Education effort underway before next Florida Constitution Revision Commission in 2017-18
The next mandatory review of Florida's Constitution won't start for another year or so, but a partnership of organizations led by the LeRoy Collins Institute at Florida State University and the Florida Bar wants to start raising Floridians' awareness about the process.
A Constitution Revision Commission convenes every 20 years to review Florida's Constitution and propose changes for voters to decide on. The board was established by the Legislature in the '60s and has met twice: in 1977-78 and 1997-98. The next one will be appointed prior to the 2017 legislative session, so that proposed amendments can go to the voters in 2018.

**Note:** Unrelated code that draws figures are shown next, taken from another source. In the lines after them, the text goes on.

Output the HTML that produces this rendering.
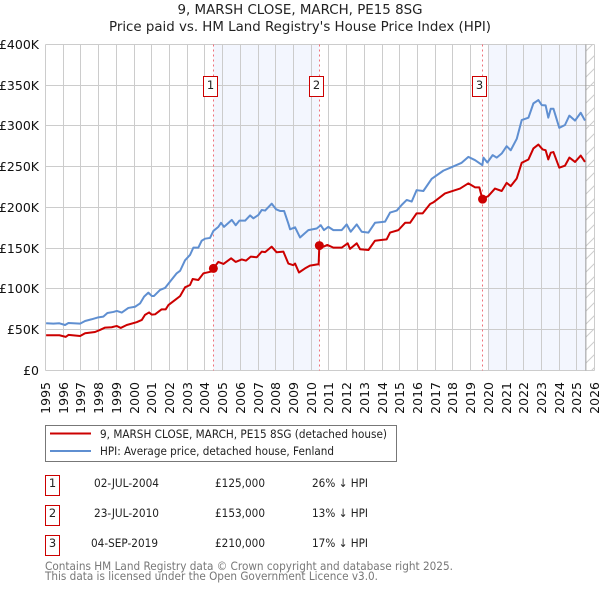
<!DOCTYPE html>
<html lang="en">
<head>
<meta charset="utf-8">
<title>9, MARSH CLOSE, MARCH, PE15 8SG</title>
<style>
html,body{margin:0;padding:0;background:#fff;width:600px;height:590px;overflow:hidden}
svg{display:block;font-family:"DejaVu Sans","Liberation Sans",sans-serif}
</style>
</head>
<body>
<svg id="chart" xmlns="http://www.w3.org/2000/svg" width="600" height="590" viewBox="0 0 600 590">
<defs>
<pattern id="hatch" patternUnits="userSpaceOnUse" width="13" height="13">
<line x1="0" y1="13" x2="13" y2="0" stroke="#cccccc" stroke-width="1"/>
</pattern>
<clipPath id="plot-clip"><rect x="45" y="44" width="550" height="327"/></clipPath>
</defs>
<text x="300" y="14" text-anchor="middle" font-size="13" fill="#222" textLength="245" lengthAdjust="spacingAndGlyphs">9, MARSH CLOSE, MARCH, PE15 8SG</text>
<text x="300" y="31" text-anchor="middle" font-size="13" fill="#222" textLength="382" lengthAdjust="spacingAndGlyphs">Price paid vs. HM Land Registry's House Price Index (HPI)</text>
<g id="plot"></g>

<g>
<rect x="45.5" y="425.5" width="351" height="36" fill="#fff" stroke="#777" stroke-width="1"/>
<line x1="50" y1="433.5" x2="91" y2="433.5" stroke="#cc0000" stroke-width="2"/>
<text x="100" y="438" font-size="11.5" fill="#222" textLength="287" lengthAdjust="spacingAndGlyphs">9, MARSH CLOSE, MARCH, PE15 8SG (detached house)</text>
<line x1="50" y1="451" x2="91" y2="451" stroke="#5f8fd1" stroke-width="2"/>
<text x="100" y="455" font-size="11.5" fill="#222" textLength="234" lengthAdjust="spacingAndGlyphs">HPI: Average price, detached house, Fenland</text>
</g>

<g font-size="11.5" fill="#222">
<g>
<rect x="45.5" y="475.5" width="14" height="20" fill="#fff" stroke="#cc0000"/>
<text x="52.5" y="487" text-anchor="middle">1</text>
<text x="94" y="487" textLength="65" lengthAdjust="spacingAndGlyphs">02-JUL-2004</text>
<text x="215" y="487" textLength="50" lengthAdjust="spacingAndGlyphs">£125,000</text>
<text x="312" y="487" textLength="56" lengthAdjust="spacingAndGlyphs">26% ↓ HPI</text>
</g>
<g>
<rect x="45.5" y="505.5" width="14" height="20" fill="#fff" stroke="#cc0000"/>
<text x="52.5" y="517" text-anchor="middle">2</text>
<text x="94" y="517" textLength="65" lengthAdjust="spacingAndGlyphs">23-JUL-2010</text>
<text x="215" y="517" textLength="50" lengthAdjust="spacingAndGlyphs">£153,000</text>
<text x="312" y="517" textLength="56" lengthAdjust="spacingAndGlyphs">13% ↓ HPI</text>
</g>
<g>
<rect x="45.5" y="535.5" width="14" height="20" fill="#fff" stroke="#cc0000"/>
<text x="52.5" y="547" text-anchor="middle">3</text>
<text x="91" y="547" textLength="67" lengthAdjust="spacingAndGlyphs">04-SEP-2019</text>
<text x="215" y="547" textLength="50" lengthAdjust="spacingAndGlyphs">£210,000</text>
<text x="312" y="547" textLength="56" lengthAdjust="spacingAndGlyphs">17% ↓ HPI</text>
</g>
</g>

<text x="45" y="570" font-size="11.5" fill="#777" textLength="408" lengthAdjust="spacingAndGlyphs">Contains HM Land Registry data © Crown copyright and database right 2025.</text>
<text x="45" y="580" font-size="11.5" fill="#777" textLength="333" lengthAdjust="spacingAndGlyphs">This data is licensed under the Open Government Licence v3.0.</text>
</svg>

<script>
const yTickValues = [0, 50, 100, 150, 200, 250, 300, 350, 400];
const yTickLabels = ["£0", "£50K", "£100K", "£150K", "£200K", "£250K", "£300K", "£350K", "£400K"];
const xTickYears = [1995,1996,1997,1998,1999,2000,2001,2002,2003,2004,2005,2006,2007,2008,2009,2010,2011,2012,2013,2014,2015,2016,2017,2018,2019,2020,2021,2022,2023,2024,2025,2026];

const hpiYears = [1995.04,1995.45,1995.79,1996.11,1996.30,1996.96,1997.24,1997.61,1997.99,1998.27,1998.50,1998.84,1999.03,1999.31,1999.68,2000.06,2000.34,2000.57,2000.81,2001.00,2001.13,2001.47,2001.75,2002.04,2002.41,2002.60,2002.88,2003.16,2003.35,2003.63,2003.82,2004.01,2004.29,2004.48,2004.76,2004.91,2005.08,2005.52,2005.74,2005.95,2006.27,2006.55,2006.74,2007.02,2007.21,2007.40,2007.77,2008.02,2008.24,2008.47,2008.71,2008.81,2009.09,2009.37,2009.84,2010.31,2010.54,2010.72,2010.97,2011.25,2011.72,2012.00,2012.23,2012.57,2012.85,2013.23,2013.60,2014.17,2014.45,2014.83,2015.11,2015.39,2015.67,2015.95,2016.33,2016.80,2017.46,2017.84,2018.49,2018.87,2019.25,2019.66,2019.72,2019.94,2020.24,2020.47,2020.75,2021.03,2021.26,2021.60,2021.88,2022.26,2022.54,2022.82,2023.01,2023.23,2023.38,2023.52,2023.67,2024.00,2024.32,2024.57,2024.89,2025.21,2025.45];
const hpiValues = [57.7,57.3,57.7,55.6,58,57.3,60.5,62.6,65,65.8,70.3,71.6,72.8,70.8,76.5,78,82,90.4,95.3,91.2,91.2,98.6,101,109,119,122,135,141.5,150.5,150.5,159,161.5,162.4,171,176,181,176,184.5,178,183.6,183.6,190,186.5,190.6,196.7,196,204.5,197.5,195.5,195.5,180,173,175.5,163,172,174,178,172,176,172,172,179,170,179,170,169,181,182.4,193.5,196,203,209,207,221,220,235,245,248.5,254.6,261.9,257.8,251.7,261,255,264,261,266,275,270,284,307,310,327.5,331.6,325.4,325,310,321,321,297.5,301,312.5,306.4,316,306.4];

const priceYears = [1995.04,1995.45,1995.79,1996.15,1996.30,1996.96,1997.24,1997.80,1998.08,1998.37,1998.74,1999.03,1999.25,1999.59,2000.15,2000.44,2000.62,2000.85,2001.00,2001.19,2001.56,2001.79,2001.94,2002.32,2002.60,2002.88,2003.16,2003.31,2003.63,2003.92,2004.33,2004.48,2004.76,2005.05,2005.48,2005.74,2006.08,2006.32,2006.59,2006.93,2007.21,2007.40,2007.77,2008.05,2008.43,2008.71,2008.99,2009.09,2009.31,2009.65,2009.93,2010.35,2010.42,2010.46,2010.69,2010.91,2011.25,2011.72,2012.06,2012.19,2012.57,2012.76,2013.23,2013.60,2014.26,2014.45,2014.92,2015.30,2015.58,2015.95,2016.29,2016.71,2016.89,2017.55,2018.40,2018.87,2019.25,2019.49,2019.66,2020.00,2020.37,2020.75,2021.03,2021.26,2021.60,2021.88,2022.26,2022.54,2022.82,2023.06,2023.23,2023.38,2023.52,2023.67,2024.00,2024.32,2024.57,2024.89,2025.21,2025.45];
const priceValues = [43,43,43,41,43.4,42.1,45.4,47,49.5,52.4,52.8,54.4,52,55.6,59,61.8,68,71,68.3,68.7,74.8,74.8,80,86.3,91,101.8,104.7,112,110.8,119,121,125,133,130.5,137.4,133,136,134.6,139.5,138.7,145.6,145,151.7,144.8,145.6,131,129,131,120,125,128.4,130,130,153,151.7,153.8,150.5,150.5,155.8,149,155.8,148.5,147.6,159,160.7,169,172,181,181,192.6,192.6,204,206,217,223,229.4,224.5,224.5,210,213.9,223,220,230,226,235.4,254.6,258.7,272.2,277,271,270,258.7,267,267.8,248.6,251,261,255.7,263.5,255.7];

const saleLabels = ["1", "2", "3"];
const saleYears = [2004.48, 2010.46, 2019.67];
const saleValues = [125, 153, 210];
const shadeStarts = [2004.48, 2020.0];
const shadeEnds = [2010.46, 2025.5];
const dataEndYear = 2025.5;
const axisEndYear = 2026;

const NS = "http://www.w3.org/2000/svg";
const plot = document.getElementById("plot");
function xScale(year) { return 45.4 + (year - 1995) * 17.72; }
function yScale(value) { return 370.3 - value * 0.815; }
function snap(p) { return Math.floor(p) + 0.5; }
function make(tag, attrs, parent) {
  const el = document.createElementNS(NS, tag);
  for (const k in attrs) el.setAttribute(k, attrs[k]);
  (parent || plot).appendChild(el);
  return el;
}
function pathFrom(xs, vs) {
  return xs.map((yr, i) => (i ? "L" : "M") + xScale(yr).toFixed(2) + " " + yScale(vs[i]).toFixed(2)).join(" ");
}

const xRight = snap(xScale(axisEndYear));
const yTop = snap(yScale(yTickValues[yTickValues.length - 1]));
const yBottom = snap(yScale(0));

shadeStarts.forEach((s, i) => {
  const r = make("rect", {x: xScale(s), y: yTop, width: xScale(shadeEnds[i]) - xScale(s), height: yBottom - yTop, fill: "#f3f6fe"});
  
  
});

const hatch = make("rect", {x: xScale(dataEndYear), y: yTop, width: xRight - xScale(dataEndYear), height: yBottom - yTop, fill: "url(#hatch)"});



xTickYears.forEach((yr) => {
  const px = snap(xScale(yr));
  const g = make("line", {x1: px, y1: yTop, x2: px, y2: yBottom, stroke: "#cccccc", "stroke-width": 1});
  
  
  const t = make("text", {x: 0, y: 0, transform: "translate(" + (px + 4.5) + " 382) rotate(-90)", "text-anchor": "end", "font-size": 12.5, fill: "#111"});
  t.textContent = yr;
  
  
});

yTickValues.forEach((v, i) => {
  const py = snap(yScale(v));
  const g = make("line", {x1: snap(xScale(1995)), y1: py, x2: xRight, y2: py, stroke: "#cccccc", "stroke-width": 1});
  
  
  const t = make("text", {x: 39, y: py + 4.5, "text-anchor": "end", "font-size": 12.5, fill: "#111"});
  t.textContent = yTickLabels[i];
  
  
});

const endLine = make("line", {x1: xScale(dataEndYear), y1: yTop, x2: xScale(dataEndYear), y2: yBottom, stroke: "#999999", "stroke-width": 1});



saleYears.forEach((yr) => {
  const px = snap(xScale(yr));
  const l = make("line", {x1: px, y1: yTop, x2: px, y2: yBottom, stroke: "#f0707a", "stroke-width": 1, "stroke-dasharray": "2 3"});
  
  
});

const hpiLine = make("path", {d: pathFrom(hpiYears, hpiValues), fill: "none", stroke: "#5f8fd1", "stroke-width": 2, "stroke-linejoin": "round", "clip-path": "url(#plot-clip)"});



const priceLine = make("path", {d: pathFrom(priceYears, priceValues), fill: "none", stroke: "#cc0000", "stroke-width": 2, "stroke-linejoin": "round", "clip-path": "url(#plot-clip)"});



saleYears.forEach((yr, i) => {
  const px = xScale(yr);
  const c = make("circle", {cx: px, cy: yScale(saleValues[i]), r: 4.5, fill: "#cc0000"});
  
  
  const box = make("rect", {x: snap(px - 10), y: 76.5, width: 14, height: 20, fill: "#fff", stroke: "#cc0000", "stroke-width": 1});
  
  
  const t = make("text", {x: snap(px - 10) + 7, y: 89, "text-anchor": "middle", "font-size": 11.5, fill: "#222"});
  t.textContent = saleLabels[i];
  
  
});
</script>
</body>
</html>
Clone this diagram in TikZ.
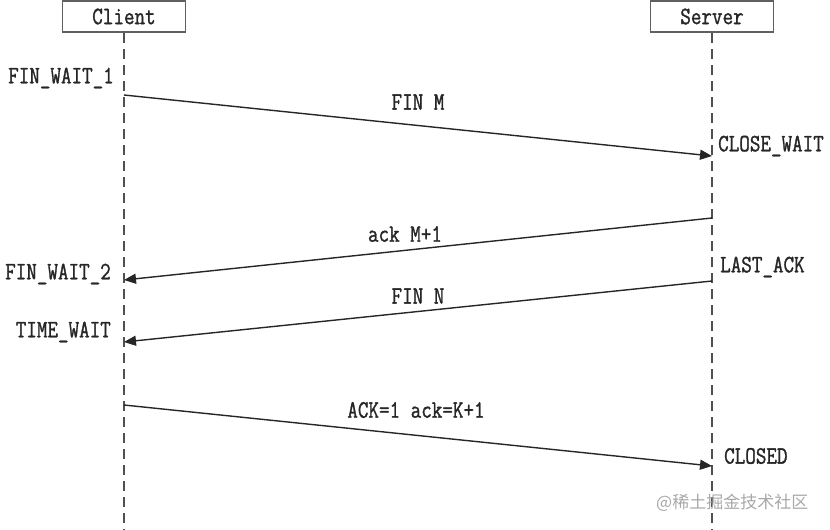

"The purpose of this project is really to educate, engage and empower the citizens," said Carol Weissert, director of the LeRoy Collins Institute, "and we want to start early because we want to make sure that citizens know this is coming up and they are going to participate in this process.
"The worst thing that we thought could happen is that it comes along and nobody's paying attention to it," she said.
The group -- "Partnership for Revising Florida's Constitution" -- has launched a website, produced a citizen's guide and started accounts on Twitter and Facebook as part of its public awareness campaign.
It's also hosting a symposium on Wednesday at FSU featuring members of past revision commissions. The event is viewable online via The Florida Channel.
The last Constitution Revision Commission produced eight changes to the Florida Constitution, including reducing the state Cabinet to three members.
Weissert said by getting citizens involved now, they can begin suggesting appointees or making recommendations for topics the next commission should consider.
The commission's 37 members are selected by the governor (15 members), the House speaker (9 members), the Senate president (9 members) and the Florida Supreme Court chief justice (3 members). Florida Attorney General Pam Bondi will also sit on the panel.
With Gov. Rick Scott, Bondi and legislative leaders all being Republicans, they'll have the power to choose like-minded individuals comprising a majority of the panel, without any guarantee that different political viewpoints will be represented.
If that's the case, it won't be the first time that's happened, though. Weissert said the first commission in the '70s was appointed by Democratic leaders. The 1997-98 commission was appointed by a mix of Republicans and Democrats, she said.
"Every important issue is imbued with politics, so that's not at all surprising," Weissert said. "It's up to the appointees to pick whomever they wish, and we've talked to them, they're aware of our project ... and we hope they'll hear from the citizens."